Tuesday, May 23, 2006

Dream, Reality, Reprise


I remembered another dream while I was out on my bike this evening, riding towards the sinking sun, dazzled by reflections from today's torrential rain's puddles, and itchy-faced from the drifting pollen of the white-flowered thingies embedded in the hedges; the pollen blown across the road in little gusts, backlit by the sun - pretty but itchy...

Anyway, I think it was something about the light that reminded me of this other dream, which I had in 1992 (or thereabouts). There are elements of it that are vivid vivid vivid, and it has stuck in my memory awaiting periodic reawakening. As usual, it's about an unrequited love (yawn): this time, the woman who's called 'Alice' whenever she turns up in anything I've written - one of a number of elfin waifs who flit across the stage periodically.

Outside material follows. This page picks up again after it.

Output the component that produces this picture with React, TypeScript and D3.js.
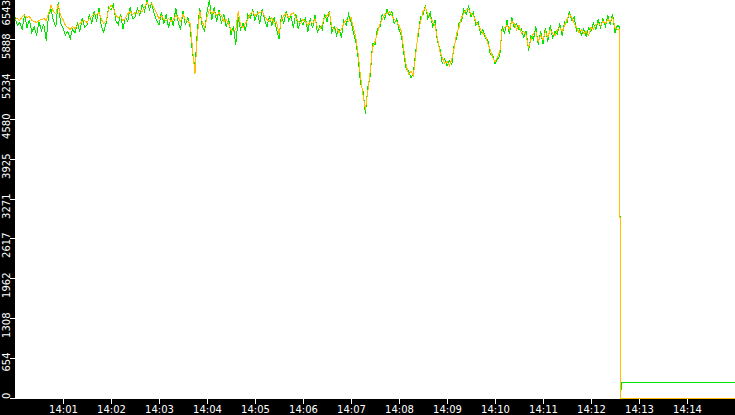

Remembering this dream, it occurs to me that my dream scenarios are as limited as the storylines hatched by a veteran script writer on EastEnders who's come into work on a Wednesday morning with a hangover: predictable and cliched. In this dream, I'm waiting for a train again, at an overground Undergound ("Wombling free...") station (again); this time it's one of the Ruislip stations (or a close adaptation thereof, with a very distinctive footbridge in glossy green painted cast iron lattice work, which is shining in the golden morning sunlight. It's late spring or early summer: the copious green foliage in the cuttings echoes the glossy green metalwork of the footbridge, and the sunshine casts a warm, life-giving glow on every surface and texture that it touches.

This is my usual station: the usually dull place where my dreaded journey to work starts every day. But today it looks crisp, rich, and beautiful. And she's there. This is a departure from the norm: she - Alice - lives on the other side of London. But, in the dream, she comes and sits next to me on the gloss-painted wooden bench, and I can see, in the bright sunlight, that her dark hair has got little filaments of red in it. She's right up close, and I can see the individual, sun-illuminated strands. She's wearing a dark, dark blue dress and jacket, both with tiny white polka dot patterns; each white dot is clear and precise in the light, and I can see the texture of the fabric. It's so real.

We're talking, and I know that, if we keep talking, the conversation will flow in the direction that I've longed for for so long, and the interconnected blocks of speech will carry us - inevitably - to our mutual declarations of love. If the train comes and she doesn't get up, I know that these declarations will unfold, and that we'll be together. I wake up before the train comes.